[ prog / sol / mona ]

prog


The Legacy of Computer Science

10 2021-08-14 12:50

>>9
I don't think this is what Sussman is talking about as evidenced by the fact that he's interested in teaching using Scheme, and explicitly mentions in the paper running the program, but this was exactly my point. The natural conclusion seems to be that computing is in fact unnecessary, and that writing in a notation designed for understanding rather executing algorithms is even more beneficial. I say hoare logic, and you say pseudocode but really the point is the same.

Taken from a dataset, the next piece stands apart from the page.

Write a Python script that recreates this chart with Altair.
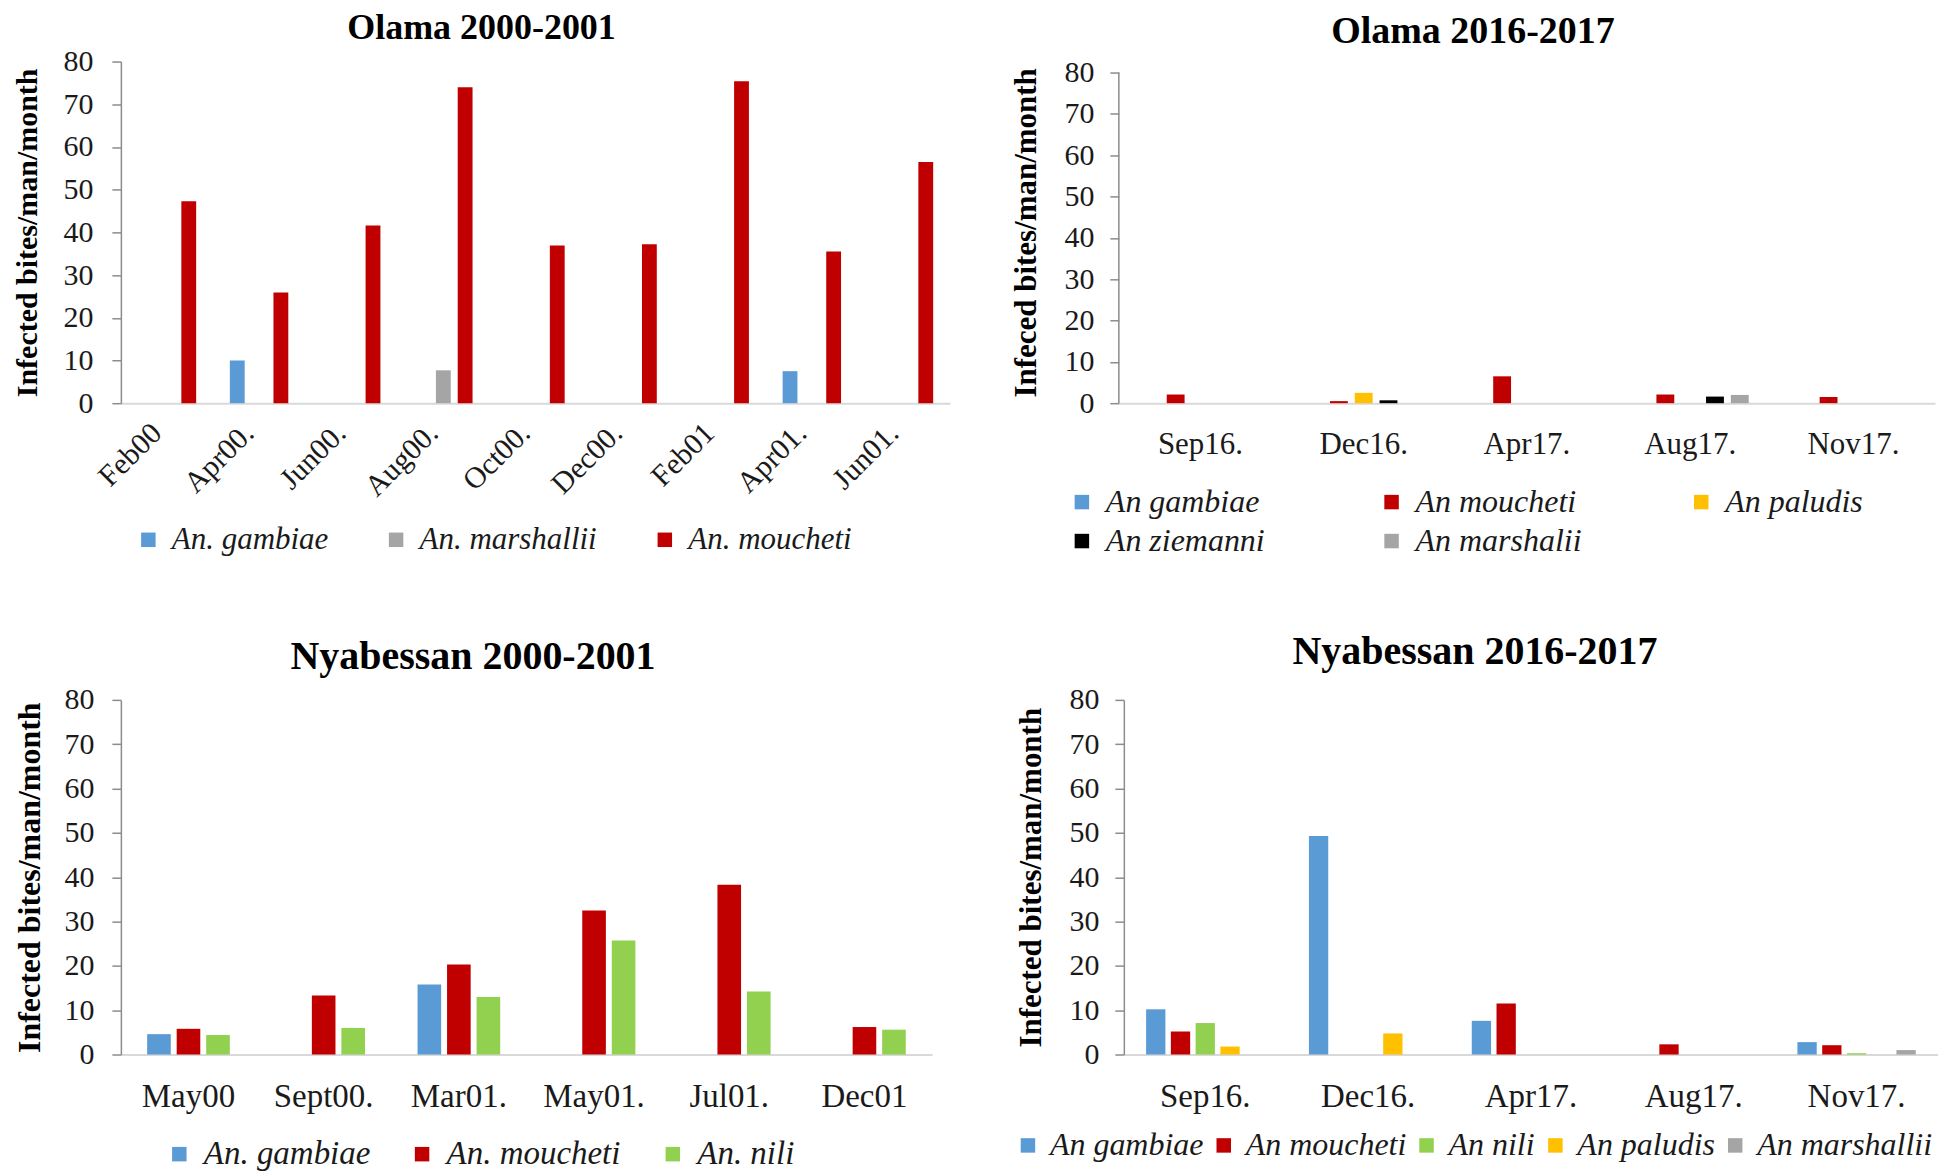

~~ while we're on the topic of Sussman, what the fuck is this: https://mitpress.mit.edu/books/structure-and-interpretation-computer-programs-1 ~~

11 2021-08-14 15:33 *

>>10
It is a derivative work of the original SICP, as far as I can tell the Sussman is credited only for the original, but not the JavaScript parts: https://sicp.sourceacademy.org/index.html

The license is puzzling. The original SICP is available under CC-BY-SA, but this is licensed CC-BY-NC-SA. Does that mean that the copyright holder (MIT Press?) allowed them to re-license it, or can you just put NC on CC-BY-SA? Doesn't NC cause problems in educational contexts, e.g. you can't use it for tutoring if you are paid to tutor?

12 2021-08-14 18:15 *

>>11
That makes sense. Regarding licensing for this to have been legal MIT would have to granted them permission, yes. I think fairuse covers some of the educational context, and as a tutor you can just lend someone your book without licensing issues, even if licenses were enforced. Only issue would be reproducing large sections of the text for many people like you might get if a "code academy" adopts the text I'd imagine.